A: Avon has been in business under various names for 135 years. Its founder, David McConnell, was a traveling book salesman until 1886, when he decided to sell perfumes, calling his company the California Perfume Co. He mixed fragrances himself and hired women as sales representatives. Cleansers, powders and other cosmetics soon followed. The “Avon” name and logo was first used in 1929 on a cosmetics line. The company was renamed Avon Products, Inc., in 1939. After splits, sales and mergers, the company became New Avon LLC in 2016, and then The Avon Co. in 2021 as part of Natura, a Brazilian beauty products company. The figural bottles that contained Avon products were made in limited editions from 1965 to 1980 and were very popular collectibles for several years, but they are not as popular now. Most sell online for less than $10. Check “sold” prices on eBay and other websites to see what the bottles you have are selling for. If you don’t see exactly what you have, something similar will give you an idea of price range. It will take time to do the research if you have a large collection.
Q: I’m trying to find information on the porcelain manufacturer that used a mark with the words “Crown Devon, S.F. & Co., Stoke on Trent, England” above an elaborate crown. Can you help?
A: This is one of the marks used by S. Fielding & Co., a company in business in Stoke, Staffordshire, England, from about 1879 to 1982. Earthenware and majolica were made at the company’s Railway Pottery, which was renamed Devon Pottery by 1912. The mark you describe was used from about 1891 to 1913.
TIP: Pictures above a bed or sofa should fill about two thirds of the space. Hang a large picture or a group of small ones. Be sure the lowest picture will not be bumped by a person on the bed or sofa.
On the block
Current prices are recorded from antiques shows, flea markets, sales and auctions throughout the United States.

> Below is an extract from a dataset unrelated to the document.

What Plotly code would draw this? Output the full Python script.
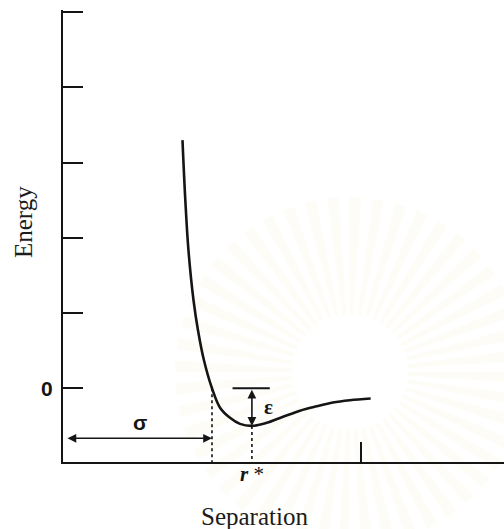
import numpy as np
import plotly.graph_objects as go

# Potential-energy curve (separation in units of sigma, energy in plot units)
sep = [0.802, 0.821, 0.842, 0.876, 0.906, 0.946, 1.0, 1.054, 1.121, 1.188,
       1.268, 1.367, 1.477, 1.591, 1.703, 1.812, 1.926, 2.065]
energy = [3.298, 2.50, 1.835, 1.170, 0.771, 0.372, 0.0, -0.258, -0.392, -0.473,
          -0.50, -0.46, -0.379, -0.298, -0.24, -0.19, -0.16, -0.137]

SIGMA = 1.0        # zero crossing
R_STAR = 1.268     # position of the minimum
EPS = 0.50         # well depth
X_TICKS = [2]
Y_TICKS = [0, 1, 2, 3, 4, 5]
Y_TICK_TEXT = ["0", "", "", "", "", ""]

X_RANGE = [0, 2.96]
Y_RANGE = [-0.98, 5.027]
SIGMA_ARROW_Y = -0.665

INK = "#151515"
TEXT = "#1c1c1c"

# plot-area geometry in pixels (used to place the emblem and outer labels)
PX_L, PX_T, PX_W, PX_H = 63, 10, 441, 452


def paper_x(px):
    return (px - PX_L) / PX_W


def paper_y(py):
    return (PX_T + PX_H - py) / PX_H


fig = go.Figure()

# faint sunburst emblem in the background
ecx, ecy = 350, 372
emblem_shapes = []
n_rays = 48
for k in range(n_rays):
    a0 = 2 * np.pi * k / n_rays
    a1 = a0 + 2 * np.pi / n_rays * 0.5
    r_in, r_out = 58, 175
    pts = [(r_in * np.cos(a0), r_in * np.sin(a0)),
           (r_out * np.cos(a0), r_out * np.sin(a0)),
           (r_out * np.cos(a1), r_out * np.sin(a1)),
           (r_in * np.cos(a1), r_in * np.sin(a1))]
    path = "M " + " L ".join(
        f"{paper_x(ecx + dx):.4f},{paper_y(ecy + dy):.4f}" for dx, dy in pts
    ) + " Z"
    emblem_shapes.append(dict(type="path", xref="paper", yref="paper", path=path,
                              fillcolor="rgba(240,220,150,0.09)", line=dict(width=0),
                              layer="below"))

# main curve
fig.add_trace(go.Scatter(x=sep, y=energy, mode="lines",
                         line=dict(color=INK, width=2.6, shape="spline", smoothing=1.0),
                         hoverinfo="skip", showlegend=False))

# dashed drop lines at sigma and r*
fig.add_trace(go.Scatter(x=[SIGMA, SIGMA], y=[0, Y_RANGE[0]], mode="lines",
                         line=dict(color=INK, width=1.6, dash="3px,3px"),
                         hoverinfo="skip", showlegend=False))
fig.add_trace(go.Scatter(x=[R_STAR, R_STAR], y=[-EPS, Y_RANGE[0]], mode="lines",
                         line=dict(color=INK, width=1.6, dash="3px,3px"),
                         hoverinfo="skip", showlegend=False))

# reference bar at zero energy above the well
fig.add_trace(go.Scatter(x=[R_STAR - 0.13, R_STAR + 0.12], y=[0, 0], mode="lines",
                         line=dict(color=INK, width=2),
                         hoverinfo="skip", showlegend=False))

annotations = [
    # sigma double arrow
    dict(x=SIGMA, y=SIGMA_ARROW_Y, ax=0.02, ay=SIGMA_ARROW_Y, xref="x", yref="y",
         axref="x", ayref="y", text="", showarrow=True, arrowhead=2, startarrowhead=2,
         arrowside="end+start", arrowsize=1.1, startarrowsize=1.1, arrowwidth=1.6,
         arrowcolor=INK),
    # epsilon double arrow
    dict(x=R_STAR, y=-EPS, ax=R_STAR, ay=0, xref="x", yref="y",
         axref="x", ayref="y", text="", showarrow=True, arrowhead=2, startarrowhead=2,
         arrowside="end+start", arrowsize=1.1, startarrowsize=1.1, arrowwidth=1.6,
         arrowcolor=INK),
    dict(x=0.517, y=-0.45, xref="x", yref="y", text="<b>σ</b>", showarrow=False,
         xanchor="center", yanchor="middle",
         font=dict(family="Liberation Sans", size=21, color=INK)),
    dict(x=1.376, y=-0.25, xref="x", yref="y", text="<b>ε</b>", showarrow=False,
         xanchor="center", yanchor="middle",
         font=dict(family="Liberation Serif", size=21, color=INK)),
    dict(x=paper_x(252), y=paper_y(474), xref="paper", yref="paper",
         xanchor="center", yanchor="middle",
         text="<b><i>r</i></b> *", showarrow=False,
         font=dict(family="Liberation Serif", size=21, color=INK)),
    dict(x=paper_x(254), y=paper_y(516), xref="paper", yref="paper",
         xanchor="center", yanchor="middle",
         text="Separation", showarrow=False,
         font=dict(family="Liberation Serif", size=25, color=TEXT)),
    dict(x=paper_x(24), y=paper_y(222), xref="paper", yref="paper",
         xanchor="center", yanchor="middle",
         text="Energy", textangle=-90, showarrow=False,
         font=dict(family="Liberation Serif", size=25, color=TEXT)),
]

fig.update_layout(
    width=504, height=529,
    margin=dict(l=PX_L, r=504 - PX_L - PX_W, t=PX_T, b=529 - PX_T - PX_H),
    paper_bgcolor="white", plot_bgcolor="rgba(0,0,0,0)",
    shapes=emblem_shapes,
    annotations=annotations,
    showlegend=False,
)
fig.update_xaxes(range=X_RANGE, showline=True, linecolor=INK, linewidth=2,
                 showgrid=False, zeroline=False, tickvals=X_TICKS,
                 ticks="inside", ticklen=20, tickwidth=2, tickcolor=INK,
                 showticklabels=False, fixedrange=True)
fig.update_yaxes(range=Y_RANGE, showline=True, linecolor=INK, linewidth=2,
                 showgrid=False, zeroline=False, tickvals=Y_TICKS, ticktext=Y_TICK_TEXT,
                 ticks="inside", ticklen=20, tickwidth=2, tickcolor=INK,
                 tickfont=dict(family="Liberation Sans", size=21, color=INK,
                               weight="bold"),
                 ticklabelstandoff=4, fixedrange=True)

fig.write_html("out.html")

Prices vary in different locations because of local economic conditions.
Game board, two-sided, checkers and Chinese checkers, pine, hexagonal shape, black frame, turquoise and black checkerboard on one side, multicolor Chinese checker board on reverse, circa 1925, 23 inches, $95.
Sewing caddy, walnut and maple, three-tier spool rack, round pegged shelves in graduated sizes, pincushion cup finial, turned center column, square base with drawer, American, circa 1875, 20 inches, $120.
World War II poster, Join the Navy and Free the World, ship on the sea, ball in chains on bottom, signed on bottom “M. Privitello USNR,” matted and framed, 40 by 30 inches, $220.
Advertising tin, Carr Biscuits, motor coach, Cinderella waving from shaped window in back, Hudson, Scott & Sons, England, 7 inches, $430.
Furniture, table, writing, Louis XVI style, giltwood, kidney shape top, carved swags on apron, inset leather top with gilt accents, fluted tapering legs, pierced stretchers shaped as entwined Cs, circa 1900, 25 ½ by 24 by 16 inches, $565.
Advertising tin, Crawford’s Biscuits, steam roller truck shape, red and black, hinged roof opens to biscuits, front of boiler with logo and “William Crawford & Sons Ltd., Biscuit Manufacturers, Edinburgh, Liverpool & London,” 7 ½ inches, $615.
Lamp, pair of chandeliers, six light, chains and swags of faceted beads & prisms, basket form, brass frame with candle arms, brass leafy ceiling cap, 41 by 25 inches, pair, $750.
Toy, piano player, Le Petit Pianiste, man seated at piano, sways back and forth, hands move across keys, plays chime music, wood, metal, cloth, Fernand Martin, France, 6 inches, $1,165.
Wristwatch, Cartier, Tank Francaise Automatic, stainless steel, square dial, lug end, black hands and bold Roman numerals, second hand, link band, 28 mm case, $1,460.
Olympics, torch, International Olympic committee (IOC) Centennial, Greece, March 1996, ribbed aluminum, tapered wood handle, band with names of host cities and dates since 1896, 22 by 6 inches, $1,500.